4. Implement getStitched(). This is the trickiest method in ImageSeam. Remember that the first node in the path will always be at row 0 and column 0. The next node in the current path will always be one to the right, one below, or one to the right and below the current one.

5. Update main() to call getStitched() and display the result. You should get an image with one white triangle and one black triangle.

6. Test the image examples from the assignment using Stitcher. Make sure you have not mixed up which image getStitched() uses for the portion to the left of the seam, and which portion it uses to the right of the seam.

Enrichment: Image Stitching

• There are numerous tools available for building panoramas, including Photoshop. One free tool is Hugin

• A closely related problem to image stitching is seam carving (demos here and here), which uses dynamic programming to figure out how to intelligently resize pictures to arbitrary dimensions. The basic dynamic program is identical to ImageSeam but with a slightly different cost function.

• It makes sense that the seam should run from upper-left to lower-right because thoses are the corners of the region where the two images overlap. But there is no reason the seam should always proceed down and to the right. What we really want is the path whose total cost is lowest, no matter how it meanders through the image. This is called the Shortest Path problem, and is a classic problem in computer science. It can be solved using Dijkstra's algorithm. One way to find the optimal seam for stitching several images together simultaneously is graph cuts. This is an early example of using graph cuts to stitch images.
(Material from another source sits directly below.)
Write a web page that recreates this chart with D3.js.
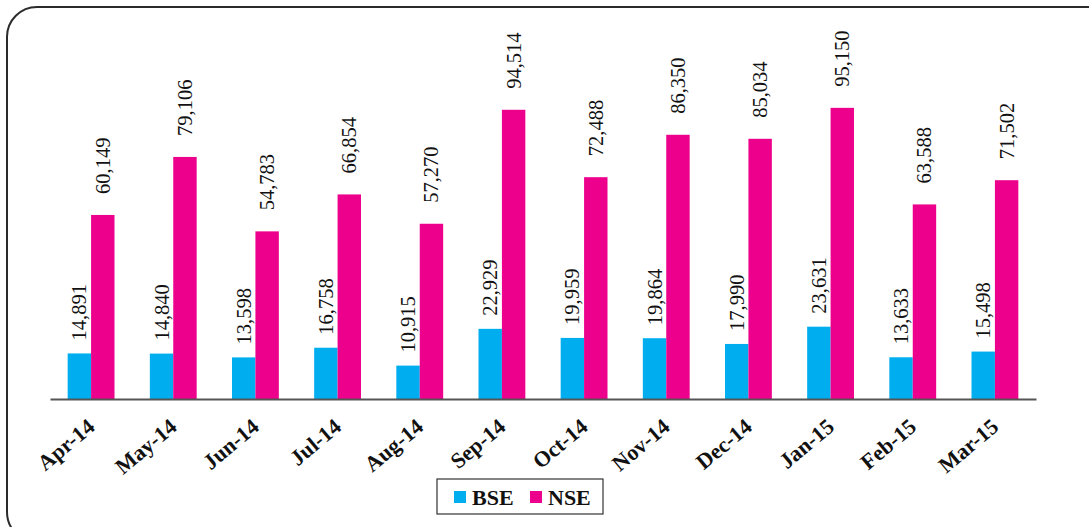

• Another important issue in stitching panoramas is correcting for exposure differences between images. This can be done by adjusting the brightness and contrast of images so they match, but a more successful method is to work with the image gradients, or changes in color, rather than the pixel colors themselves. These are stitched just like the colors, and the resulting gradient field is reintegrated to obtain the final image. This technique is now widely used to manipulate images because it works so well.